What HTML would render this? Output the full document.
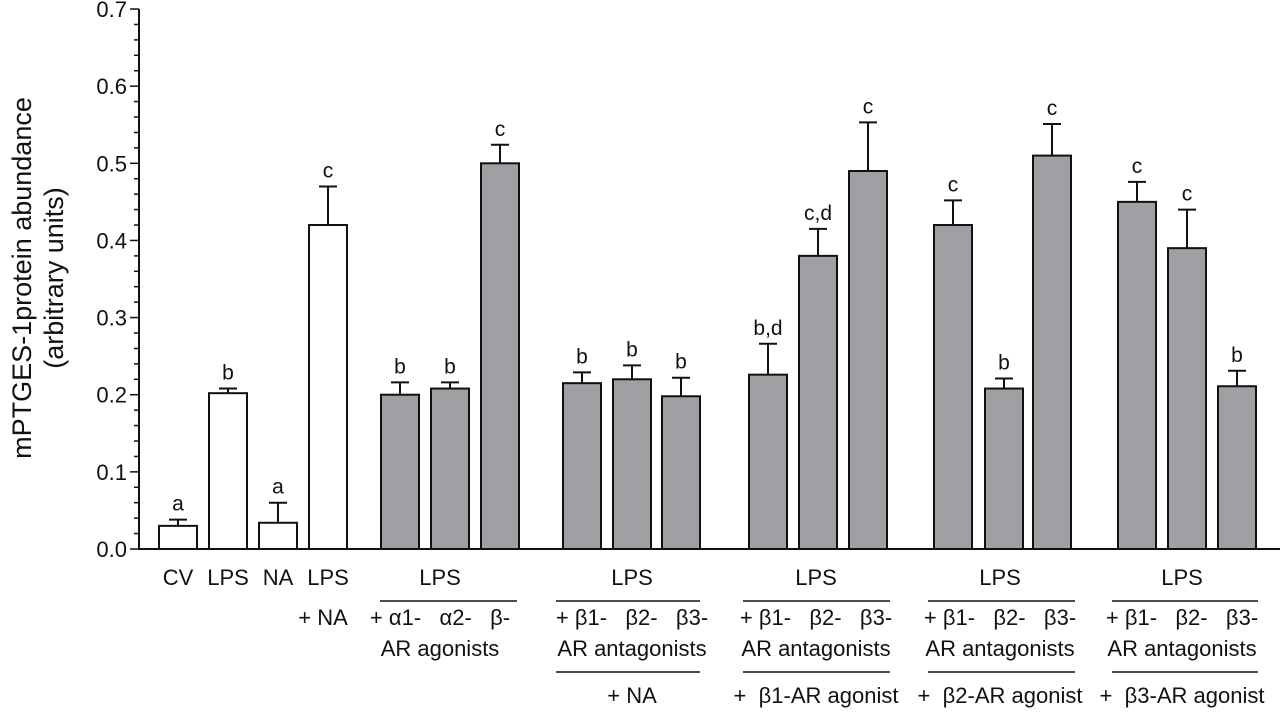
<!DOCTYPE html>
<html><head><meta charset="utf-8"><style>
body{margin:0;background:#fff}
svg text{font-family:"Liberation Sans",Arial,sans-serif;fill:#111;white-space:pre}
</style></head><body>
<svg id="c" width="1280" height="709" xmlns="http://www.w3.org/2000/svg"></svg>
<script>
const centers=[178,228,278,328,400,450,500,582,632,681,768,818,868,953,1004,1052,1137,1187,1237];
const values=[0.03,0.202,0.034,0.42,0.2,0.208,0.5,0.215,0.22,0.198,0.226,0.38,0.49,0.42,0.208,0.51,0.45,0.39,0.211];
const errTops=[0.038,0.208,0.06,0.47,0.216,0.216,0.524,0.229,0.238,0.222,0.266,0.415,0.553,0.452,0.221,0.551,0.476,0.44,0.231];
const letters=["a","b","a","c","b","b","c","b","b","b","b,d","c,d","c","c","b","c","c","c","b"];
const filled=[0,0,0,0,1,1,1,1,1,1,1,1,1,1,1,1,1,1,1];
const yTicks=[0,0.1,0.2,0.3,0.4,0.5,0.6,0.7];
const svg=document.getElementById('c');
const NS='http://www.w3.org/2000/svg';
const y=v=>549-v*771.4;
function mk(t,a,name,txt){const e=document.createElementNS(NS,t);for(const k in a)e.setAttribute(k,a[k]);


if(txt!==undefined)e.textContent=txt;svg.appendChild(e);return e;}
mk('line',{x1:139,y1:y(0.7),x2:139,y2:549.5,stroke:'#111','stroke-width':2},'y-axis');
mk('line',{x1:138,y1:549,x2:1280,y2:549,stroke:'#111','stroke-width':2},'x-axis');
for(let i=0;i<=35;i++){const v=i*0.02;const major=i%5===0;
mk('line',{x1:major?130:134,x2:139,y1:y(v),y2:y(v),stroke:'#111','stroke-width':1.5},'y-tick');}
yTicks.forEach(v=>mk('text',{x:127,y:y(v)+8,'text-anchor':'end','font-size':22},'y-tick-label',v.toFixed(1)));
mk('text',{transform:'translate(31,278) rotate(-90)','text-anchor':'middle','font-size':27},'y-axis-title','mPTGES-1protein abundance');
mk('text',{transform:'translate(63,278) rotate(-90)','text-anchor':'middle','font-size':27},'y-axis-title-units','(arbitrary units)');
centers.forEach((c,i)=>{
 const w=38;
 mk('line',{x1:c,x2:c,y1:y(errTops[i]),y2:y(values[i]),stroke:'#111','stroke-width':2},'error-bar');
 mk('line',{x1:c-9,x2:c+9,y1:y(errTops[i]),y2:y(errTops[i]),stroke:'#111','stroke-width':2},'error-cap');
 mk('rect',{x:c-w/2,y:y(values[i]),width:w,height:549-y(values[i]),fill:filled[i]?'#a0a0a4':'#fff',stroke:'#111','stroke-width':2},'bar');
 mk('text',{x:c,y:y(errTops[i])-9,'text-anchor':'middle','font-size':21},'significance-letter',letters[i]);
});
const T=(x,yy,s,name)=>mk('text',{x:x,y:yy,'text-anchor':'middle','font-size':22},name,s);
const L=(x1,x2,yy)=>mk('line',{x1:x1,x2:x2,y1:yy,y2:yy,stroke:'#111','stroke-width':1.5},'group-line');
T(178,585,'CV','label-cv');T(228,585,'LPS','label-lps');T(278,585,'NA','label-na');T(328,585,'LPS','label-lps-na');T(323,625,'+ NA','label-plus-na');
const groups=[[440,380,517,'+ α1-   α2-   β-','AR agonists',null],[632,556,700,'+ β1-   β2-   β3-','AR antagonists','+ NA'],[816,743,890,'+ β1-   β2-   β3-','AR antagonists','+  β1-AR agonist'],[1000,928,1075,'+ β1-   β2-   β3-','AR antagonists','+  β2-AR agonist'],[1182,1112,1258,'+ β1-   β2-   β3-','AR antagonists','+  β3-AR agonist']];
groups.forEach(g=>{T(g[0],585,'LPS','group-lps');L(g[1],g[2],601);T(g[0],625,g[3],'group-treatment');T(g[0],656,g[4],'group-class');
 if(g[5]){L(g[1],g[2],672);T(g[0],703,g[5],'group-agonist');}});
</script>
</body></html>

• Task objective
Leave out the pictures and repeat the lines from the start of the material through the line with "k in a)e.setAttribute(k,a[k]);", inclusive.

• Full answer
What HTML would render this? Output the full document.
<!DOCTYPE html>
<html><head><meta charset="utf-8"><style>
body{margin:0;background:#fff}
svg text{font-family:"Liberation Sans",Arial,sans-serif;fill:#111;white-space:pre}
</style></head><body>
<svg id="c" width="1280" height="709" xmlns="http://www.w3.org/2000/svg"></svg>
<script>
const centers=[178,228,278,328,400,450,500,582,632,681,768,818,868,953,1004,1052,1137,1187,1237];
const values=[0.03,0.202,0.034,0.42,0.2,0.208,0.5,0.215,0.22,0.198,0.226,0.38,0.49,0.42,0.208,0.51,0.45,0.39,0.211];
const errTops=[0.038,0.208,0.06,0.47,0.216,0.216,0.524,0.229,0.238,0.222,0.266,0.415,0.553,0.452,0.221,0.551,0.476,0.44,0.231];
const letters=["a","b","a","c","b","b","c","b","b","b","b,d","c,d","c","c","b","c","c","c","b"];
const filled=[0,0,0,0,1,1,1,1,1,1,1,1,1,1,1,1,1,1,1];
const yTicks=[0,0.1,0.2,0.3,0.4,0.5,0.6,0.7];
const svg=document.getElementById('c');
const NS='http://www.w3.org/2000/svg';
const y=v=>549-v*771.4;
function mk(t,a,name,txt){const e=document.createElementNS(NS,t);for(const k in a)e.setAttribute(k,a[k]);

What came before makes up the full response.